Would you repeat the listing exactly but omit every picture?
========
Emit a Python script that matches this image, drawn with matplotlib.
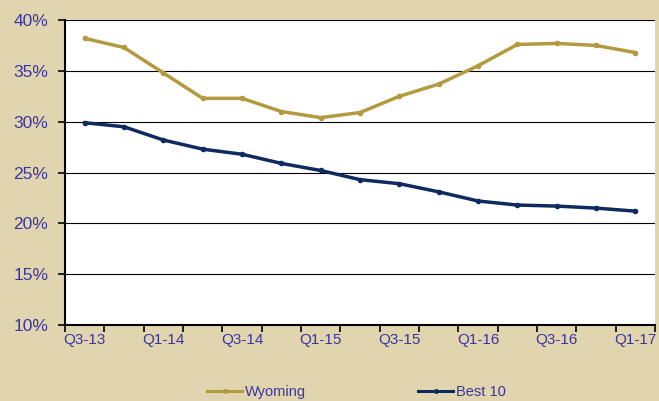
import matplotlib.pyplot as plt
from matplotlib.ticker import FuncFormatter

quarters = ["Q3-13", "Q4-13", "Q1-14", "Q2-14", "Q3-14", "Q4-14", "Q1-15", "Q2-15",
            "Q3-15", "Q4-15", "Q1-16", "Q2-16", "Q3-16", "Q4-16", "Q1-17"]
wyoming = [38.2, 37.3, 34.8, 32.3, 32.3, 31.0, 30.4, 30.9, 32.5, 33.7, 35.5, 37.6, 37.7, 37.5, 36.8]
best10 = [29.9, 29.5, 28.2, 27.3, 26.8, 25.9, 25.2, 24.3, 23.9, 23.1, 22.2, 21.8, 21.7, 21.5, 21.2]

bg = "#E1D5B0"
txt = "#3A35A0"
plt.rcParams['font.family'] = ['Liberation Sans', 'DejaVu Sans']

fig = plt.figure(figsize=(6.59, 4.01), dpi=100, facecolor=bg)
ax = fig.add_axes([0.0986, 0.1895, 0.8954, 0.7605])
ax.set_facecolor("white")

x = list(range(len(quarters)))
ax.plot(x, wyoming, color="#B49A3E", lw=2.5, marker="o", ms=3, label="Wyoming")
ax.plot(x, best10, color="#0E2A5E", lw=2.5, marker="o", ms=3, label="Best 10")

ax.set_xlim(-0.5, len(quarters) - 0.5)
ax.set_ylim(10, 40)
ax.set_yticks(range(10, 41, 5))
ax.yaxis.set_major_formatter(FuncFormatter(lambda v, p: f"{v:.0f}%"))
ax.yaxis.grid(True, color="black", lw=0.8)
ax.set_axisbelow(True)

# tick marks on category boundaries, labels on every other category
ax.set_xticks([i - 0.5 for i in range(len(quarters) + 1)])
ax.set_xticklabels([])
ax.set_xticks(x[::2], minor=True)
ax.set_xticklabels(quarters[::2], minor=True)
ax.tick_params(axis="x", which="minor", length=0, labelsize=11, labelcolor=txt, pad=6)
ax.tick_params(axis="x", which="major", length=5, width=1.2, direction="out")
ax.tick_params(axis="y", length=5, width=1.2, labelsize=12.5, labelcolor=txt, pad=7)
for s in ["top", "right"]:
    ax.spines[s].set_visible(False)
for s in ["left", "bottom"]:
    ax.spines[s].set_linewidth(1.5)

leg = fig.legend(loc="center left", bbox_to_anchor=(207 / 659, 1 - 392 / 401), ncol=2,
                 frameon=False, fontsize=10.5, labelcolor=txt, handlelength=2.4,
                 handletextpad=0.2, columnspacing=7.7, borderpad=0, borderaxespad=0)
for h in leg.legend_handles:
    h.set_linewidth(2.2)
    h.set_markersize(2.5)

fig.savefig("out.png", dpi=100, facecolor=bg)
========
- Result of this task -
Emit a Python script that matches this image, drawn with matplotlib.
import matplotlib.pyplot as plt
from matplotlib.ticker import FuncFormatter

quarters = ["Q3-13", "Q4-13", "Q1-14", "Q2-14", "Q3-14", "Q4-14", "Q1-15", "Q2-15",
            "Q3-15", "Q4-15", "Q1-16", "Q2-16", "Q3-16", "Q4-16", "Q1-17"]
wyoming = [38.2, 37.3, 34.8, 32.3, 32.3, 31.0, 30.4, 30.9, 32.5, 33.7, 35.5, 37.6, 37.7, 37.5, 36.8]
best10 = [29.9, 29.5, 28.2, 27.3, 26.8, 25.9, 25.2, 24.3, 23.9, 23.1, 22.2, 21.8, 21.7, 21.5, 21.2]

bg = "#E1D5B0"
txt = "#3A35A0"
plt.rcParams['font.family'] = ['Liberation Sans', 'DejaVu Sans']

fig = plt.figure(figsize=(6.59, 4.01), dpi=100, facecolor=bg)
ax = fig.add_axes([0.0986, 0.1895, 0.8954, 0.7605])
ax.set_facecolor("white")

x = list(range(len(quarters)))
ax.plot(x, wyoming, color="#B49A3E", lw=2.5, marker="o", ms=3, label="Wyoming")
ax.plot(x, best10, color="#0E2A5E", lw=2.5, marker="o", ms=3, label="Best 10")

ax.set_xlim(-0.5, len(quarters) - 0.5)
ax.set_ylim(10, 40)
ax.set_yticks(range(10, 41, 5))
ax.yaxis.set_major_formatter(FuncFormatter(lambda v, p: f"{v:.0f}%"))
ax.yaxis.grid(True, color="black", lw=0.8)
ax.set_axisbelow(True)

# tick marks on category boundaries, labels on every other category
ax.set_xticks([i - 0.5 for i in range(len(quarters) + 1)])
ax.set_xticklabels([])
ax.set_xticks(x[::2], minor=True)
ax.set_xticklabels(quarters[::2], minor=True)
ax.tick_params(axis="x", which="minor", length=0, labelsize=11, labelcolor=txt, pad=6)
ax.tick_params(axis="x", which="major", length=5, width=1.2, direction="out")
ax.tick_params(axis="y", length=5, width=1.2, labelsize=12.5, labelcolor=txt, pad=7)
for s in ["top", "right"]:
    ax.spines[s].set_visible(False)
for s in ["left", "bottom"]:
    ax.spines[s].set_linewidth(1.5)

leg = fig.legend(loc="center left", bbox_to_anchor=(207 / 659, 1 - 392 / 401), ncol=2,
                 frameon=False, fontsize=10.5, labelcolor=txt, handlelength=2.4,
                 handletextpad=0.2, columnspacing=7.7, borderpad=0, borderaxespad=0)
for h in leg.legend_handles:
    h.set_linewidth(2.2)
    h.set_markersize(2.5)

fig.savefig("out.png", dpi=100, facecolor=bg)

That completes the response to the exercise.